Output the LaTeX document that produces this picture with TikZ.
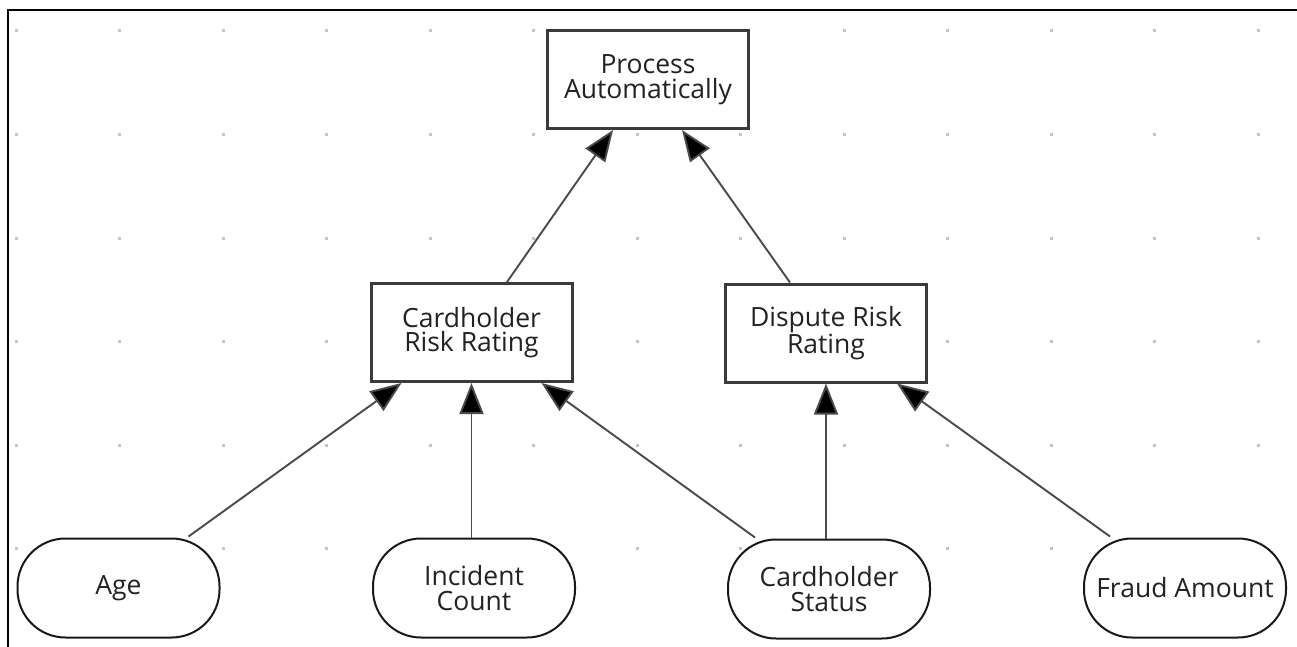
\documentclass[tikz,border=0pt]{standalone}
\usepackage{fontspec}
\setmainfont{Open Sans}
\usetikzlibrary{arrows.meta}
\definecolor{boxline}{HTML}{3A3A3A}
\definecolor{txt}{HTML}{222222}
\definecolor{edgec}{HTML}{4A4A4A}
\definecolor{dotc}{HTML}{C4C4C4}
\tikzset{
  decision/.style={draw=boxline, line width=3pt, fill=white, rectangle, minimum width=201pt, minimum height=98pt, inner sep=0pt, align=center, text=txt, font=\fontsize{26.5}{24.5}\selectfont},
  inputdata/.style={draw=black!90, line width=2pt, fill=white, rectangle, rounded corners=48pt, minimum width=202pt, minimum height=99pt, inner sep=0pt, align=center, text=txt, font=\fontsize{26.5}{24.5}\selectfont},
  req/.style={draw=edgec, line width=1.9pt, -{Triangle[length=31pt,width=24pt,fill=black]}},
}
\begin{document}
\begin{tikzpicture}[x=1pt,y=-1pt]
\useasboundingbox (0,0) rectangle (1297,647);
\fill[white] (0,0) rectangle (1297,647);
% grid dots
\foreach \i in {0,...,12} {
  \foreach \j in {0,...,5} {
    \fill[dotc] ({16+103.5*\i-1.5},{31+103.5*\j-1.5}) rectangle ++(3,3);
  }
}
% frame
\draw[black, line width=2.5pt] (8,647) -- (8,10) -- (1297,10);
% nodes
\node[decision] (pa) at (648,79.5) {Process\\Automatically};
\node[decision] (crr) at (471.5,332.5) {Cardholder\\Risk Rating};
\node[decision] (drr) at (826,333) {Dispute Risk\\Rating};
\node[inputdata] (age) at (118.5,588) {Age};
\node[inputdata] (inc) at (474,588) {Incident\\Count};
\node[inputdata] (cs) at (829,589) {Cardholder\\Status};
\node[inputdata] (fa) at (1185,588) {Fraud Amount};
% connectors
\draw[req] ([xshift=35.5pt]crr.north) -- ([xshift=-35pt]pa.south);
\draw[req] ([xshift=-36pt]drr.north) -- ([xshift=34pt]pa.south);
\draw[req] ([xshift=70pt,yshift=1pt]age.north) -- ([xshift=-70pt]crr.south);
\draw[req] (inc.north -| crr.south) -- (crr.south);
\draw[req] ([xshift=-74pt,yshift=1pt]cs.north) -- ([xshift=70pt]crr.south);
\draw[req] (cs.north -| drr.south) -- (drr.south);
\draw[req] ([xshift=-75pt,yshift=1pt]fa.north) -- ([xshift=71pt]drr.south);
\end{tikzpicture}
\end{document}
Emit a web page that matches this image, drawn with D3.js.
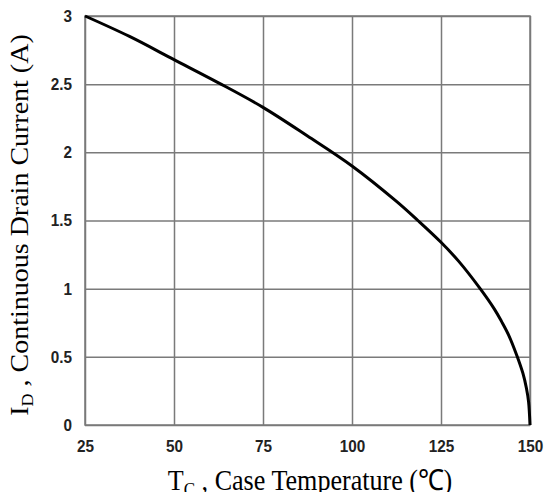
----
> [Requirement]:
Return all the lines that contain the string "this".

> [Finished answer]:
Output the LaTeX document that produces this picture with TikZ.
Emit a web page that matches this image, drawn with D3.js.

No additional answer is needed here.